My mind went into complete meltdown when Rafa was quoted in the Spanish papers saying, ‘I don’t want star names. I want to sell.’ I snapped. I fronted up the Boss on what was being said in the Spanish press. Man to man, face to face. Come on, talk.

‘Listen, do you want to sell me?’ I asked him.

‘No,’ Rafa replied. ‘Do you want to go?’

I looked at Rafa in astonishment. How could the Boss say that after what we’d been through in Istanbul?

I walked out and called Struan. ‘Jesus, Struan, is Rafa waiting for me to push off? Does he want me to say I want to go? What the fuck are Liverpool playing at?’

Paranoia kicked in. Liverpool were broke, they needed the dosh, they wanted me out to fund Rafa’s rebuilding. I couldn’t think straight. More stories from Madrid. ‘Real
ready to swoop.’ Once again, I challenged the Boss over all the noises in the Spanish media. ‘It’s your agent leaking things,’ Rafa claimed. He blamed Struan for the pieces in the English press, but all the stories in the English media came from Spain. Someone in Liverpool was helping the Spanish papers, whose headlines were then re-run over here. Too many bloody games were going on over my future. I was livid.

Amid all the chaos, on Monday, 27 June, just over one month after Istanbul, Struan and Rick arranged to meet. At last. Surely now we’d come to an agreement. Surely now all the speculation would end. Struan walked into the meeting expecting an improved offer. After all, Liverpool had had enough time to draw up a deal. I waited at home, full of relief that the wheels were finally in motion. I gripped my mobile in my hand, poised to answer at any moment a call from a delighted Struan. I could already hear him talking me through how committed Liverpool were to me and how an agreement had been reached. Just a signature, and on we go. Bliss.

I waited and waited. When Struan finally phoned, his voice was studded with frustration. ‘There’s no deal on the table,’ Struan said. ‘Liverpool first want to know what we are after.’

Bollocks.
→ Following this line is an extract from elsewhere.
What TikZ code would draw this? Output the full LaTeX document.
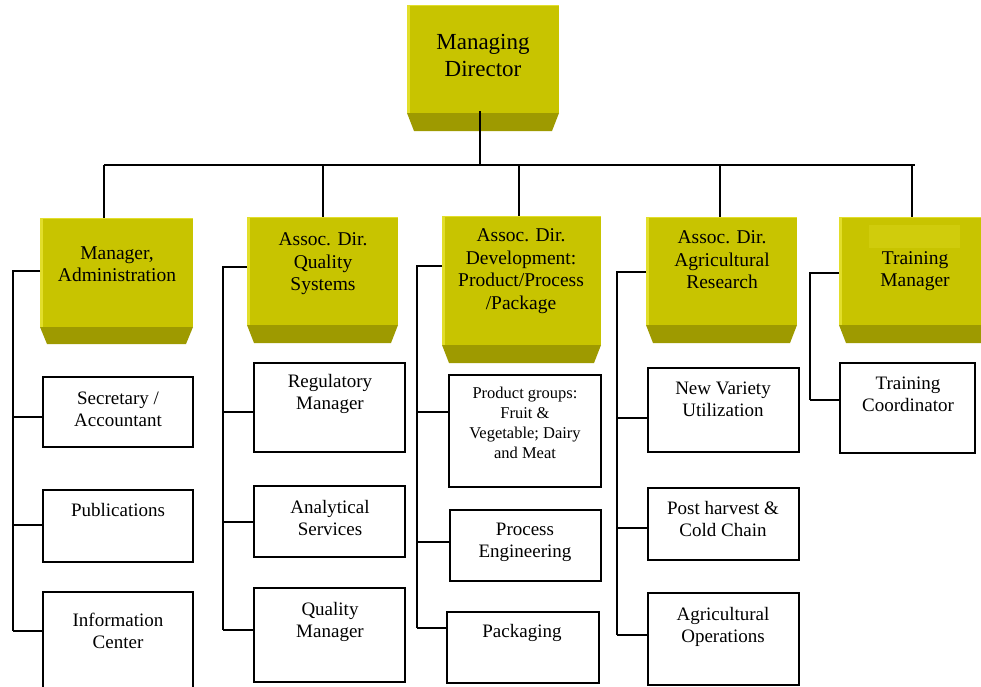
\documentclass[tikz,border=0pt]{standalone}
\usepackage{fontspec}
\setmainfont{Liberation Serif}
\usetikzlibrary{fit}
\definecolor{facec}{HTML}{C8C400}
\definecolor{trapc}{HTML}{9E9A00}
\definecolor{edgec}{HTML}{E2DE2A}
\definecolor{innerc}{HTML}{D0CC0C}
\tikzset{
  conn/.style={draw=black, line width=1.1pt},
  facebox/.style={fill=facec, inner sep=0pt, outer sep=0pt},
  wbox/.style={draw=black, line width=1.1pt, fill=white, inner sep=0pt, outer sep=0pt},
  tmd/.style={font=\fontsize{23}{27}\selectfont, align=center, inner sep=0pt},
  ttwo/.style={font=\fontsize{19.5}{22.5}\selectfont, align=center, inner sep=0pt},
  tthree/.style={font=\fontsize{19}{22}\selectfont, align=center, inner sep=0pt},
  tfour/.style={font=\fontsize{16.5}{20}\selectfont, align=center, inner sep=0pt}
}
\newcommand\tdbox[6]{%
  \fill[trapc] (#2,#5) -- (#4,#5) -- ({#4-7},#6) -- ({#2+7},#6) -- cycle;
  \node[facebox, fit={(#2,#3) (#4,#5)}] (#1) {};
  \fill[edgec] (#2,#3) rectangle ({#2+2.5},#5);
  \fill[edgec] (#2,#3) rectangle (#4,{#3+1.2});
}
\newcommand\wbx[5]{\node[wbox, fit={(#2,#3) (#4,#5)}] (#1) {};}
\begin{document}
\begin{tikzpicture}[x=1pt,y=-1pt]
\clip (0,0) rectangle (981,686);
\fill[white] (0,0) rectangle (981,686);

% level 1 and 2 boxes
\tdbox{md}{407}{5}{559}{113}{131}
\tdbox{adm}{40}{218}{193}{327}{344}
\tdbox{qs}{247}{217}{398}{325}{343}
\tdbox{dev}{442}{216}{601}{345}{363}
\tdbox{agr}{646}{217}{797}{325}{343}
\tdbox{trn}{839}{217}{992}{325}{343}
\fill[innerc] (869,225) rectangle (960,248);

% level 3 boxes
\wbx{sec}{43}{377}{193}{447}
\wbx{pub}{43}{490}{193}{562}
\wbx{info}{43}{592}{193}{700}
\wbx{reg}{254}{363}{405}{452}
\wbx{ana}{254}{486}{405}{557}
\wbx{qm}{254}{588}{405}{682}
\wbx{pg}{449}{375}{601}{487}
\wbx{pe}{450}{510}{601}{581}
\wbx{pk}{447}{612}{599}{683}
\wbx{nv}{648}{368}{799}{452}
\wbx{ph}{648}{488}{799}{560}
\wbx{ao}{648}{593}{799}{685}
\wbx{tc}{840}{363}{975}{453}

% texts
\node[tmd] (mdT) at (483,55) {Managing\\Director};
\node[ttwo] (admT) at (117,264) {Manager,\\Administration};
\node[ttwo] (qsT) at (323,264) {Assoc. Dir.\\Quality\\Systems};
\node[ttwo] (devT) at (521,271) {Assoc. Dir.\\Development:\\Product/Process\\/Package};
\node[ttwo] (agrT) at (722,260) {Assoc. Dir.\\Agricultural\\Research};
\node[ttwo] (trnT) at (915,271) {Training\\Manager};
\node[tthree] (secT) at (118,409) {Secretary /\\Accountant};
\node[tthree] (pubT) at (118,510) {Publications};
\node[tthree] (infoT) at (118,631) {Information\\Center};
\node[tthree] (regT) at (330,394) {Regulatory\\Manager};
\node[tthree] (anaT) at (330,518) {Analytical\\Services};
\node[tthree] (qmT) at (330,622) {Quality\\Manager};
\node[tfour] (pgT) at (525,423) {Product groups:\\Fruit \&\\Vegetable; Dairy\\and Meat};
\node[tthree] (peT) at (525,542) {Process\\Engineering};
\node[tthree] (pkT) at (522,633) {Packaging};
\node[tthree] (nvT) at (723,399) {New Variety\\Utilization};
\node[tthree] (phT) at (723,519) {Post harvest \&\\Cold Chain};
\node[tthree] (aoT) at (723,627) {Agricultural\\Operations};
\node[tthree] (tcT) at (908,394) {Training\\Coordinator};

% bus
\coordinate (top) at (480,111);
\coordinate (busW) at (104,165);
\coordinate (busE) at (915,165);
\coordinate (d1) at (104,165);
\coordinate (d2) at (323,165);
\coordinate (d3) at (519,165);
\coordinate (d4) at (720,165);
\coordinate (d5) at (912,165);
\draw[conn] (top) -- (top |- busW);
\draw[conn] (busW) -- (busE);
\foreach \d/\b in {d1/adm, d2/qs, d3/dev, d4/agr, d5/trn}
  \draw[conn] (\d) -- (\d |- \b.north);

% side trunks
\coordinate (s1) at (13,271);
\coordinate (s2) at (223,267);
\coordinate (s3) at (417,266);
\coordinate (s4) at (617,272);
\coordinate (s5) at (810,273);
\draw[conn] (adm.west |- s1) -- (s1) -- (13,631);
\draw[conn] (qs.west |- s2) -- (s2) -- (223,630);
\draw[conn] (dev.west |- s3) -- (s3) -- (417,628);
\draw[conn] (agr.west |- s4) -- (s4) -- (617,635);
\draw[conn] (trn.west |- s5) -- (s5) -- (810,400);

% branches
\draw[conn] (13,417) -- (sec.west |- 0,417);
\draw[conn] (13,525) -- (pub.west |- 0,525);
\draw[conn] (13,631) -- (info.west |- 0,631);
\draw[conn] (223,412) -- (reg.west |- 0,412);
\draw[conn] (223,522) -- (ana.west |- 0,522);
\draw[conn] (223,630) -- (qm.west |- 0,630);
\draw[conn] (417,412) -- (pg.west |- 0,412);
\draw[conn] (417,542) -- (pe.west |- 0,542);
\draw[conn] (417,628) -- (pk.west |- 0,628);
\draw[conn] (617,418) -- (nv.west |- 0,418);
\draw[conn] (617,528) -- (ph.west |- 0,528);
\draw[conn] (617,635) -- (ao.west |- 0,635);
\draw[conn] (810,400) -- (tc.west |- 0,400);
\end{tikzpicture}
\end{document}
It was up to Liverpool to make the first move.

The following day, Tuesday, Rafa called me into his office at Melwood and put a blank piece of A4 paper in front of me. ‘There you are, Steven,’ he said. ‘Write down on there what you want.’

I was shocked. A quickfire exchange took place.

‘No,’ I replied.

‘Why not?’

‘You want me to say what I want? That’s why I have an agent.’

Rafa looked at me coldly. ‘I don’t like agents.’

‘But you have an agent, Boss. Did you do your own contract with Rick, or did your agent do it?’

‘My agent.’

‘With all due respect, Boss, that’s what I have got an agent for, too. I just want to concentrate on my football. I have never talked to a manager about my contract before. That’s my agent’s job.’ I felt it was unprofessional of the Boss. I was pretty steamed up. ‘You are putting me on the spot, Boss. My agent knows exactly what we are after. We thought you would have an improved offer for us.’

Rafa didn’t reply immediately. After leaving a long pause hanging heavily between us, he finally said, ‘We’ll have to wait and see.’